So without further ado, the graph! I’m not going to do any interpretation here, because I think part of the fun of this kind of dense graph is exploring it on your own – as always, leave any feedback (or errors in my code!) in the comments.

# Convert it back to a data frame (because stackpoly doesn't like time series)

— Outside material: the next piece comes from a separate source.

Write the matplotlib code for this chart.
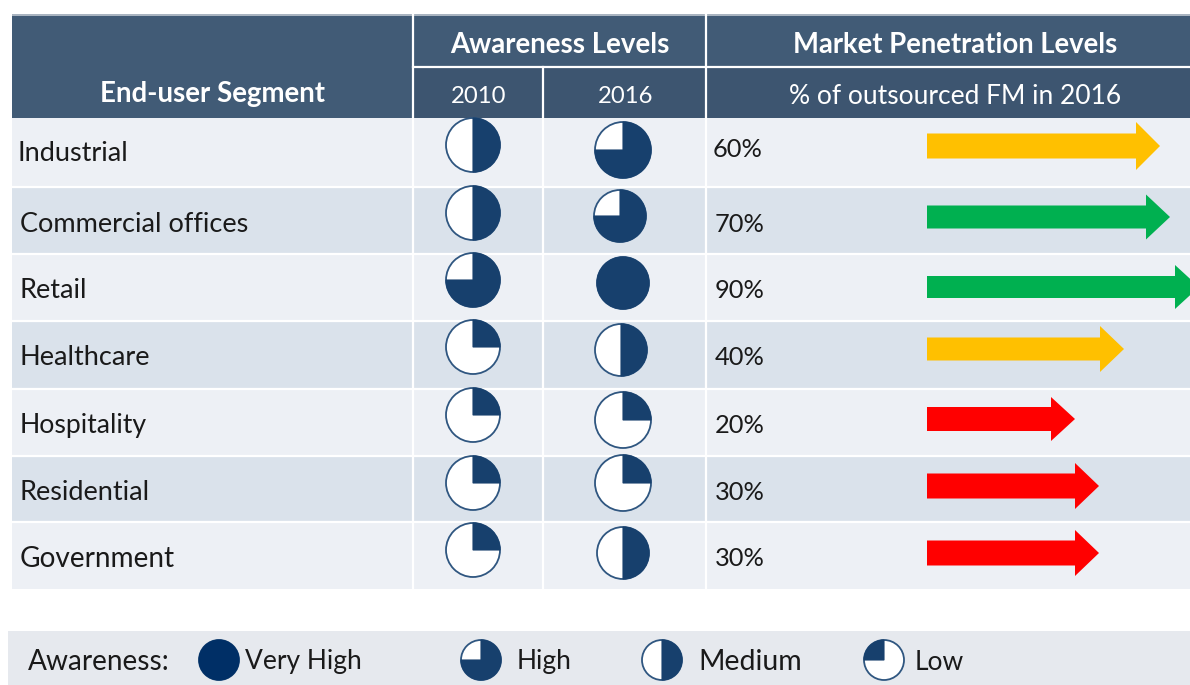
import matplotlib
matplotlib.use('Agg')
import matplotlib.pyplot as plt
from matplotlib.patches import Rectangle, Wedge, Circle

plt.rcParams['font.family'] = ['Lato', 'DejaVu Sans']

# data
segments = ['Industrial', 'Commercial offices', 'Retail', 'Healthcare',
            'Hospitality', 'Residential', 'Government']
awareness_2010 = [0.5, 0.5, 0.75, 0.25, 0.25, 0.25, 0.25]
awareness_2016 = [0.75, 0.75, 1.0, 0.5, 0.25, 0.25, 0.5]
penetration = [60, 70, 90, 40, 20, 30, 30]
arrow_lengths = [233, 243, 272, 197, 148, 172, 172]
arrow_colors = ['#FFC000', '#00B050', '#00B050', '#FFC000', '#FF0000', '#FF0000', '#FF0000']
legend_labels = ['Very High', 'High', 'Medium', 'Low']
legend_levels = [1.0, 0.75, 0.5, 0.25]

# layout in pixels
row_edges = [118, 187, 254, 321, 389, 456, 522, 589]
row_colors = ['#EDF0F5', '#DAE2EB']
label_x = [18, 20, 20, 20, 20, 20, 20]
label_y = [153, 224, 290, 357, 425, 492, 559]
label_fs = [19.5, 19.5, 19.5, 19.5, 19.2, 19.5, 20.2]
pct_x = [713, 715, 715, 715, 715, 715, 715]
pct_y = [149, 224, 290, 357, 425, 492, 559]
pie_2010_y = [145, 213, 280, 347, 415, 483, 550]
pie_2016_x = [623, 620, 623, 621, 623, 623, 623]
pie_2016_y = [150, 216, 283, 350, 420, 483, 553]
pie_2016_r = [28, 26, 26, 26, 28, 28, 26]
arrow_y = [146, 217, 287, 349, 419, 486, 553]
arrow_w = [25, 23, 22, 23, 24, 25, 25]
arrow_hw = [48, 45, 44, 46, 44, 46, 46]
legend_x = [219, 481, 662, 884]
legend_text_x = [245, 517, 698, 915]
legend_fs = [19, 19, 20.5, 19]

NAVY = '#17406D'
HEAD = '#415B76'
HEAD2 = '#3D5570'
TEXT = '#1A1A1A'


def pie(ax, x, y, r, frac, color=NAVY, mirror=False):
    ax.add_patch(Circle((x, y), r, fc='white', ec='#2F5680', lw=1.3, zorder=3))
    if mirror:
        t1, t2 = 90, 90 + 360 * frac
    else:
        t1, t2 = 90 - 360 * frac, 90
    # y axis is inverted, so flip the angles
    ax.add_patch(Wedge((x, y), r, -t2, -t1, fc=color, ec=color, lw=0.8, zorder=4))


fig = plt.figure(figsize=(11.9, 6.85), dpi=100)
ax = fig.add_axes([0, 0, 1, 1])
ax.set_xlim(0, 1190)
ax.set_ylim(685, 0)
ax.axis('off')

# header
ax.add_patch(Rectangle((12, 14), 1178, 104, fc=HEAD, ec='none'))
ax.add_patch(Rectangle((12, 14), 1178, 1.5, fc='#A9B4C0', ec='none'))
ax.add_patch(Rectangle((413, 68), 777, 50, fc=HEAD2, ec='none'))
ax.plot([413, 1190], [67, 67], color='white', lw=1.6, zorder=2)

# body rows
for i in range(len(segments)):
    ax.add_patch(Rectangle((12, row_edges[i]), 1178, row_edges[i + 1] - row_edges[i],
                           fc=row_colors[i % 2], ec='none'))
    if i > 0:
        ax.plot([12, 1190], [row_edges[i]] * 2, color='white', lw=1.6, zorder=2)

# column lines
ax.plot([413, 413], [14, 589], color='white', lw=1.6, zorder=2)
ax.plot([543, 543], [67, 589], color='white', lw=1.6, zorder=2)
ax.plot([706, 706], [14, 589], color='white', lw=1.6, zorder=2)

# header text
ax.text(213, 94, 'End-user Segment', color='white', fontsize=19.9, fontweight='bold', ha='center', va='center')
ax.text(560, 45, 'Awareness Levels', color='white', fontsize=19.9, fontweight='bold', ha='center', va='center')
ax.text(955, 45, 'Market Penetration Levels', color='white', fontsize=19.8, fontweight='bold', ha='center', va='center')
ax.text(479, 96, '2010', color='white', fontsize=17.2, ha='center', va='center')
ax.text(626, 96, '2016', color='white', fontsize=17.2, ha='center', va='center')
ax.text(955, 96, '% of outsourced FM in 2016', color='white', fontsize=19, ha='center', va='center')

# rows
for i, seg in enumerate(segments):
    ax.text(label_x[i], label_y[i], seg, color=TEXT, fontsize=label_fs[i], va='center')
    ax.text(pct_x[i], pct_y[i], f'{penetration[i]}%', color=TEXT, fontsize=18.3, va='center')
    pie(ax, 473, pie_2010_y[i], 27, awareness_2010[i])
    pie(ax, pie_2016_x[i], pie_2016_y[i], pie_2016_r[i], awareness_2016[i])
    ax.arrow(927, arrow_y[i], arrow_lengths[i], 0, width=arrow_w[i], head_width=arrow_hw[i],
             head_length=24, length_includes_head=True, fc=arrow_colors[i], ec='none', zorder=3)

# legend band
ax.add_patch(Rectangle((8, 631), 1182, 54, fc='#E6E9EE', ec='none'))
ax.text(28, 662, 'Awareness:', color=TEXT, fontsize=20.2, va='center')
for i, lab in enumerate(legend_labels):
    col = '#002F66' if legend_levels[i] == 1.0 else NAVY
    pie(ax, legend_x[i], 660, 20, legend_levels[i], color=col, mirror=lab == 'Low')
    ax.text(legend_text_x[i], 662, lab, color=TEXT, fontsize=legend_fs[i], va='center')

fig.savefig('out.png', dpi=100)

finaldata <- as.data.frame(datafull.ts.interp)
 
# Change a few column names for legend purposes
colnames(finaldata)[c(4,10,11)] <- c("Implant/Lunelle/patch","Rhythm", "Natural family planning")
 
# Define colors 
legendcolors <- c("#4f114c","#821c7e","#1b5c82", "#21821b", 
                  "#1a6b15", "#145110", "#0d380b", "#eded2a", 
                  "#efcc2d", "#772514", "#ad361f", 
                  "#e21f1f","#a09292")
 
# Put some extra space on the right side for the big legend
par(oma=c(0,0,1,11))
 
# Only add x-axis labels for years we have data for
xlab <- c(1982,NA,NA,NA,NA,NA,1988,NA,NA,NA,NA,NA,NA, 
          1995,NA,NA,NA,NA,NA,NA,2002,NA,NA,NA,NA,NA,2008,
          NA,NA,NA,2012)
 
# Plot!
stackpoly(finaldata, stack=TRUE, ylim=c(0,100), xaxlab = xlab, col=legendcolors, axis4 = FALSE)
 
# Add legend!
legend(32, 100, legend=rev(colnames(finaldata)), fill=rev(legendcolors), 
       xpd=NA, horiz=FALSE, cex=1.1, bty='n',
       title=expression(bold("Method")) , title.adj=0.09, y.intersp=1.3)
 
# Add title!
mtext(expression(bold(" Contraceptive method mix among contraceptive users \n aged 15-44, 1982-2012")), outer=TRUE, line=-2.1, adj=.55, cex=1.2)
 
# Add dotted lines for actual data
abline(v=c(7,14,21,27), lty=3, lwd=2)
 
# Add footnote
mtext("Note: trends estimated using cubic spline; dotted lines denote years with data", outer=TRUE, cex=.9, side=1, line=-2)

Written on July 24, 2017